The Ruben Amorim era was characterized by United playing close games right on the margins but consistently ending up on the wrong side of things. Players abilities were sacrificed for “the system,” limiting their ability to impact those margins. Given the flaws in the system, United often found ways to lose.
It happened so often that blowing a lead started to feel inevitable. Spurs didn’t look good for 80 minutes against United, but suddenly had a 2-1 lead. West Ham came to Old Trafford and looked just as bad as their awful form suggested they would be, and yet as the match progressed to it’s later stages it started to feel more and more inevitable that an equalizer was coming, and it ultimately did.
These days the inevitability has shifted back to what United fans are used to – that Manchester United is inevitable. The first half might have been painful, but United are going to figure it out in the second half. Sesko will come on and score. These players will get a moment and make it count.
The discourse has gotten so outrageous recently that it’s no longer enough that United are finding ways to win tough matches, it’s a problem that they’re not winning them easily. Winning games in the Premier League is tough – especially when your opponents plan isn’t for them to get a win but simply to not let you win.
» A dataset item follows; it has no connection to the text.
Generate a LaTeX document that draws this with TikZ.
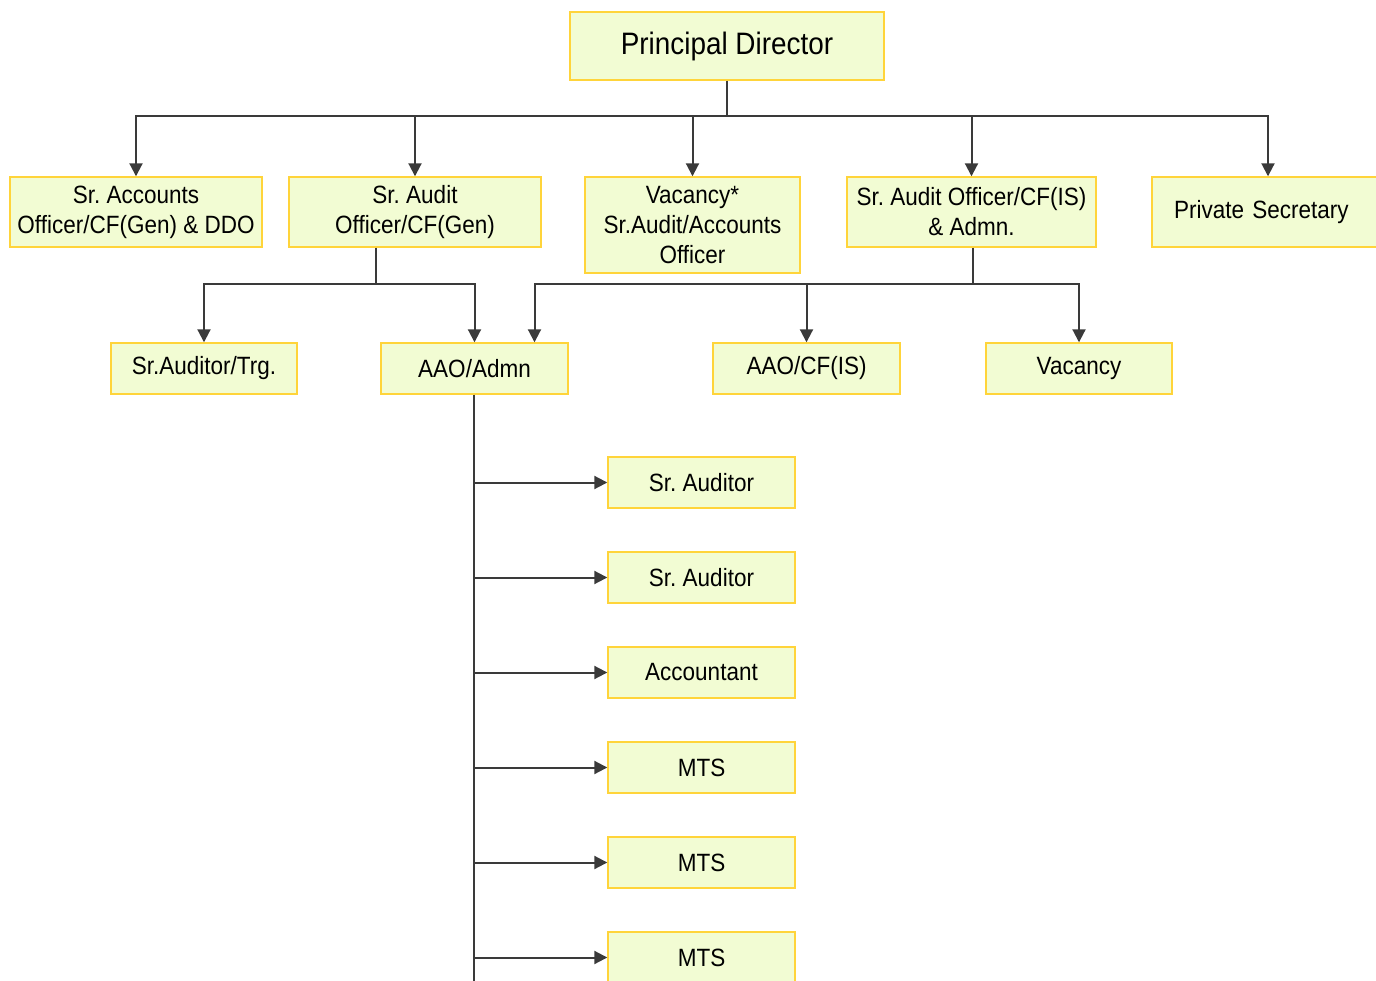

In a season that’s been so competitive and tight preventing almost anyone from finding consistency, the fact that United can consistently be good enough speaks volumes.
This is still a flawed squad. The fullbacks don’t provide much width in the attack. They have only two senior central midfielders that can be trusted. One of them hardly played for half a season, the other can only barely make it through 90 minutes of a match. These flaws limit the ceiling of how good this team can really be.
Yet here they are, finding ways to win each week. They’ve done it by becoming rock solid defensively and trusting their attackers to create just enough, maybe not to dazzle, but to deliver. With that defensive foundation in place, they don’t need much. Even a single moment of quality up front can be enough to take three points.